N.02
Marzo/Aprile 2020

La tomba vuota

di William Xerra

La tomba vuota

 

 

 

La fede nel Signore risorto presuppone che la sua tomba sia stata trovata vuota. In caso contrario, infatti, l’annuncio e la predicazione della risurrezione di Gesù dai morti sarebbero stati facilmente confutati e ricoperti di ridicolo. La pericope riguardante la tomba vuota (cf. Mc 16,1–8 e paralleli) rimanda dunque a un dato storico inconfutabile.
Tuttavia, in sé, la tomba vuota rimane un fenomeno ambiguo. Essa, cioè, è sì un segno visibile e controllabile, ma la sua decifrazione non è univoca. E difatti i Giudei sostenevano che il corpo di Gesù fosse stato trafugato. Per il credente di ieri e di oggi, invece, l’assenza del suo cadavere dalla tomba rinvia ad un evento metastorico: quel Gesù che era stato crocifisso, era morto ed era stato deposto nel sepolcro non è più tra i morti, ma è risorto.
In tal senso la tomba vuota conserva il suo valore di prova “in negativo”, una prova, cioè, necessaria ma che, da sola, non può spiegare l’inaudito evento della risurrezione di Gesù. La conferma di quest’ultima va, infatti, ricercata altrove, ossia nelle apparizioni del Risorto agli apostoli e ai discepoli. È questa la prova “in positivo” sulla quale si fonda la fede pasquale della Chiesa.
Anche l’immagine, essenzialissima, di William Xerra non si ferma al fatto nudo e crudo della tomba vuota, ma cerca di veicolare qualcosa dell’evento misterioso in essa avvenuto. Lo fa con quel cerchio di luce bianchissima che si interseca con la struttura appena accennata del sepolcro, e del quale è possibile dare una duplice, seppur convergente, interpretazione.
Una prima lettura porta il nostro sguardo dall’esterno della tomba verso l’interno della camera mortuaria. In tal caso, quest’ultima appare invasa da una luce (il cerchio luminoso) che starebbe ad indicare l’evento soprannaturale della risurrezione di Gesù, di cui – data la natura trascendente – nessuno è stato testimone oculare. La luce è proprio il tramite con cui l’evento ineffabile della risurrezione è significato.
Una seconda lettura conduce, invece, il nostro sguardo dall’interno all’esterno della tomba. In questo caso, il cerchio luminoso rappresenterebbe la pietra con cui l’imboccatura della tomba era stata sigillata, e che – trasmutata in pura luce – sembrerebbe alludere anche qui all’evento straordinario della risurrezione di Gesù, il cui bagliore avrebbe intriso di sé la pietra e trasfigurato l’ambiente circostante!
Vi è poi un’altra osservazione.
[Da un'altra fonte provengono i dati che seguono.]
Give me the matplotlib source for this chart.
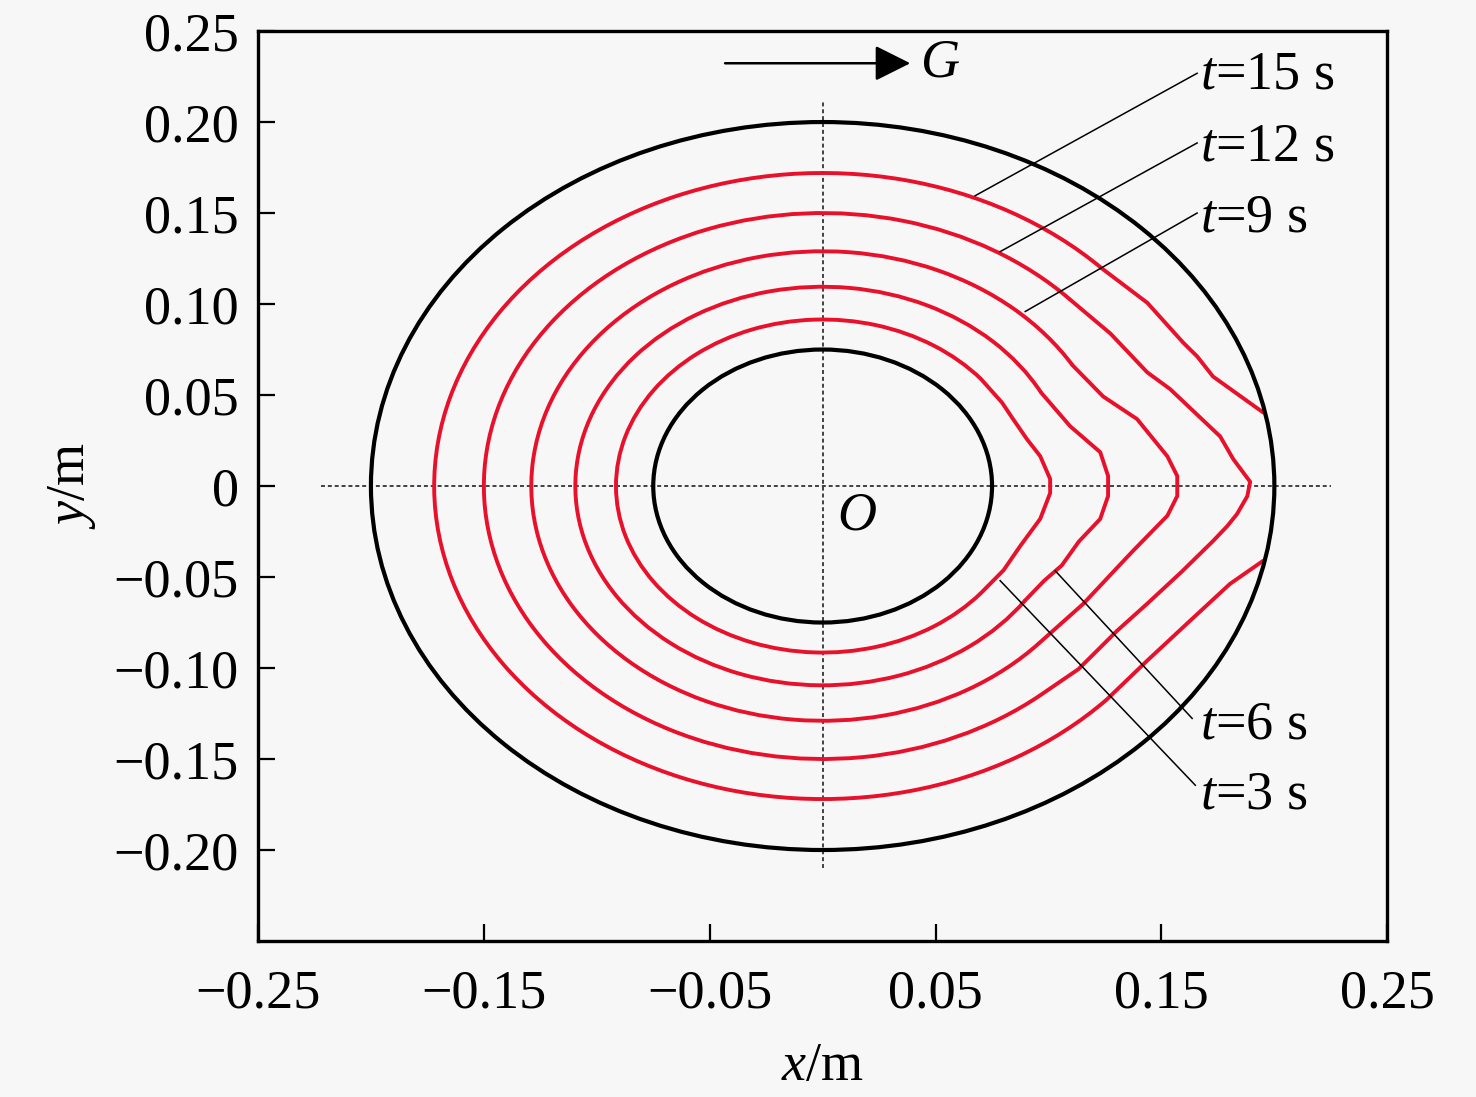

Essa riguarda il simbolismo racchiuso nel quadrato (l’imboccatura della tomba, stilizzata con un riquadro marrone che ne riproduce l’architrave e gli stipiti) e nel cerchio luminoso. Sin dall’antichità, il quadrato è simbolo e immagine della terra e dell’umanità, e dunque della dimensione fisica e materiale con i suoi limiti e la sua finitudine, mentre il cerchio è simbolo della perfezione, e dunque della dimensione celeste, divina e trascendente. Sullo sfondo di questo simbolismo, nell’immagine di William Xerra abbiamo la co-presenza dell’intervento divino (la risurrezione rappresentata dal cerchio luminoso) e dell’elemento terrestre (la tomba raffigurata dalla porta quadrata). In altre parole, la divinità, attraverso la risurrezione di Gesù, si intreccia con l’elemento terrestre e prende possesso – nel senso di riappropriarsi, impregnandolo di sé – di ciò che da sempre era suo: l’uomo, il mondo, il creato.
Tutto sommato, la “tomba vuota” di William Xerra ci provoca, da un lato, a rimanere interiormente spalancati su ciò che non è afferrabile dalla ragione, la quale – come ricordava Amleto al suo amico filosofo – non può essere assurta a misura di tutto: «There are more things in heaven and earth, Horatio, / Than are dreamt of in your philosophy – Ci sono più cose in cielo e in terra, Orazio, / di quante tu ne possa sognare nella tua filosofia» (William Shakespeare, Amleto). Dall’altro lato, vi è l’indicibile luminosità della fede che consente a chi l’abbraccia di cogliere nella tomba vuota il rimando all’evento della risurrezione di Gesù. Questa stessa fede attende ora di essere incarnata e testimoniata dai credenti in Cristo, i quali, come tracce luminose, sono chiamati a contagiare il mondo con pensieri, parole e opere che suscitino e favoriscano una vita di luce, quella che si declina nella giustizia, nella pace, nell’amore; quella, appunto, che scaturisce dalla risurrezione di Cristo.